Диалектика впечатлений читателя Девушкина – воистину диалектика. Его живые реакции фиксируют резкий перепад на пути литературы, Достоевский на уровне автора организует новый, свой перепад. Два крутых поворота образуют путь, отрицание же отрицания (Гоголя в Достоевском) производит творческий синтез автора «Бедных людей». Достоевский приходит со словом восстановление, смысл которого в библейско—христианской историософии очевиден. О «восстановлении погибшего человека» как об «основной мысли всего искусства девятнадцатого столетия», «мысли христианской и высоконравственной» он скажет в 1862 году (20, 28). Но с первых вещей Достоевского это слово – восстановление – свяжется с его именем в критике: в 1849 году его произнесет П. Анненков (по поводу рассказа «Честный вор»): «попытка восстановления (rehabilitation) человеческой природы».[386]
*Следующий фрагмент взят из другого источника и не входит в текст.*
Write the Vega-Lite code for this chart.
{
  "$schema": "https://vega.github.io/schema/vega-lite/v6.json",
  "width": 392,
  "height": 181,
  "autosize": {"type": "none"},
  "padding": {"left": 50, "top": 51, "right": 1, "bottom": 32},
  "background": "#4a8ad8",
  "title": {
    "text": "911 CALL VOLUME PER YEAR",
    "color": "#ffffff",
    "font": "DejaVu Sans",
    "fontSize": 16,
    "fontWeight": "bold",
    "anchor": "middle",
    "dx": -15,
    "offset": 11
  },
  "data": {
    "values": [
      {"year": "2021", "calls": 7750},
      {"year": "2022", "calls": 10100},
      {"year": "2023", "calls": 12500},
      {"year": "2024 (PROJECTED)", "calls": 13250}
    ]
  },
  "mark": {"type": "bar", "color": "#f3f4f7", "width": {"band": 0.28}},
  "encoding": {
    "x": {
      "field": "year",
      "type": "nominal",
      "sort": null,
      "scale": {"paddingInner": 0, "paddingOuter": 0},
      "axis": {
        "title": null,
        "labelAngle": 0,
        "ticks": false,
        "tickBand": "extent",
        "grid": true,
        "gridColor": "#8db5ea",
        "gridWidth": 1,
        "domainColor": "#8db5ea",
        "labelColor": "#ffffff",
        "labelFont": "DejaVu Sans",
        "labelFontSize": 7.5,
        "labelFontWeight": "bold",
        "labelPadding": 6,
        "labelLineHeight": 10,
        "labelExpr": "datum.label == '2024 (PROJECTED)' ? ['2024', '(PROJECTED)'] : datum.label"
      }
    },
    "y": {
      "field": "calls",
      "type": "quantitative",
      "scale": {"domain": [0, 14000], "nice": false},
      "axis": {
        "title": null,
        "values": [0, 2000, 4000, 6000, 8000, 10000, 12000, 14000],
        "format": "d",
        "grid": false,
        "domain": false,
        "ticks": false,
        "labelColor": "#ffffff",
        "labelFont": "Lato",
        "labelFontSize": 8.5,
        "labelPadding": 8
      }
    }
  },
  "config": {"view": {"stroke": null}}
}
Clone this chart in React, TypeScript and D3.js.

А в конце века (1891) В. Розанов, заново обратившись к теме «Достоевский и Гоголь», определит дело Достоевского как «восстановление достоинства в человеке, которое он у него отнял».[387]«Он» – это Гоголь. Конечно, Розанов называет его по имени, в отличие от Макара Девушкина, однако и у него звучит это «он» таинственно—глухо и демонично. Что не случайно: в своем чувстве Гоголя Розанов удивительно близок Макару Девушкину. В двух статьях о Гоголе, составивших приложение к книге «Легенда о Великом инквизиторе», он предпринял переложение эпизода «Бедных людей» (совсем не упоминая его) на язык критической концепции. В самом деле: Гоголь «погасил» и «вытеснил» Пушкина в сознании русских читателей.[388]
Разве не это произошло с читателем Девушкиным по прочтении «Шинели» после «Станционного смотрителя»? Гоголь оклеветал человеческую природу, дав в Акакии Акакиевиче «сужение и принижение» и даже «искалечение человека против того, что и каков он в действительности есть».[389] Не это ли вызвало потрясение и стремление отделить себя от искалеченного собственного образа и утвердить себя такого, «каков в действительности есть»? Можно сказать, что письмо Макара Девушкина о «Шинели» стало прототипом резкой розановской концепции отрицательной роли Гоголя на пути развития русской литературы. Роберт Джексон говорит, что взгляд Розанова на Гоголя есть, в сущности, более изощрённая версия жалобы Девушкина на «пасквиль».Но при этом Джексон говорит, что взгляд Розанова в значительной мере опирается на неверную интерпретацию позиции Достоевского как создателя этого эпизода.[390]
Взгляд Розанова ближе соответствует психологической реакции героя, чем мысли автора. Гоголь, по Розанову, отклонил, искривил, исказил путь русской литературы, и Достоевскому пришлось его восстанавливать. Но не обязан ли Достоевский этим своим новым шагом вызову Гоголя? Не явился ли этот последний диалектическим, так сказать, условием этого шага восстановления, синтеза пушкинско—гоголевских начал в творчестве Достоевского? И не оправдан ли, не искуплен ли автор «Шинели» той диалектикой мифа нашей литературы, что вдруг открывается в эпизоде «Бедных людей»?Розановская концепция с этим эпизодом так тесно связана, что нельзя не завершить взглядом на неё наш сюжет. Ведь ту радикально новую точку зрения на процессы нашей литературы, какую дал нам Розанов, он словно извлёк из этого эпизода. И ту диалектику отрицания отрицания, что заложена в эпизоде, вскрыл именно он. Розанов увидел Гоголя так остро, как никто до него (и после него). Однако и розановский взгляд не овладел эпизодом как смысловым объёмом, потому что Розанов плоско понял Гоголя как отрицание. Да, Гоголь как отрицательный момент пути – это автор «Шинели» в эпизоде «Бедных людей». Но этот момент прочитывается различно на тех двух уровнях, на которых читается эпизод. На уровне Достоевского это необходимое творческое отрицание, сделавшее путь литературы нелинейным и глубоким. И – магистральным: ибо гоголевское «отрицание» если и искривило путь литературы, то искривило творчески, не исказило – оно его формировало; гоголевское «отрицание» с последующим «восстановлением» Достоевского в телеологии русской литературы образовало её магистральный путь.
Эту сложную ломаную линию пути увидел Розанов, независимо от того, как он роль Гоголя оценил. Он, можно сказать, увидел миф русской литературы, записанный в «Бедных людях», и в связь его с универсальным вселенским мифом прозрел, и начал вослед Достоевскому формулировать и творить этот миф, но его диалектикой он не вполне овладел.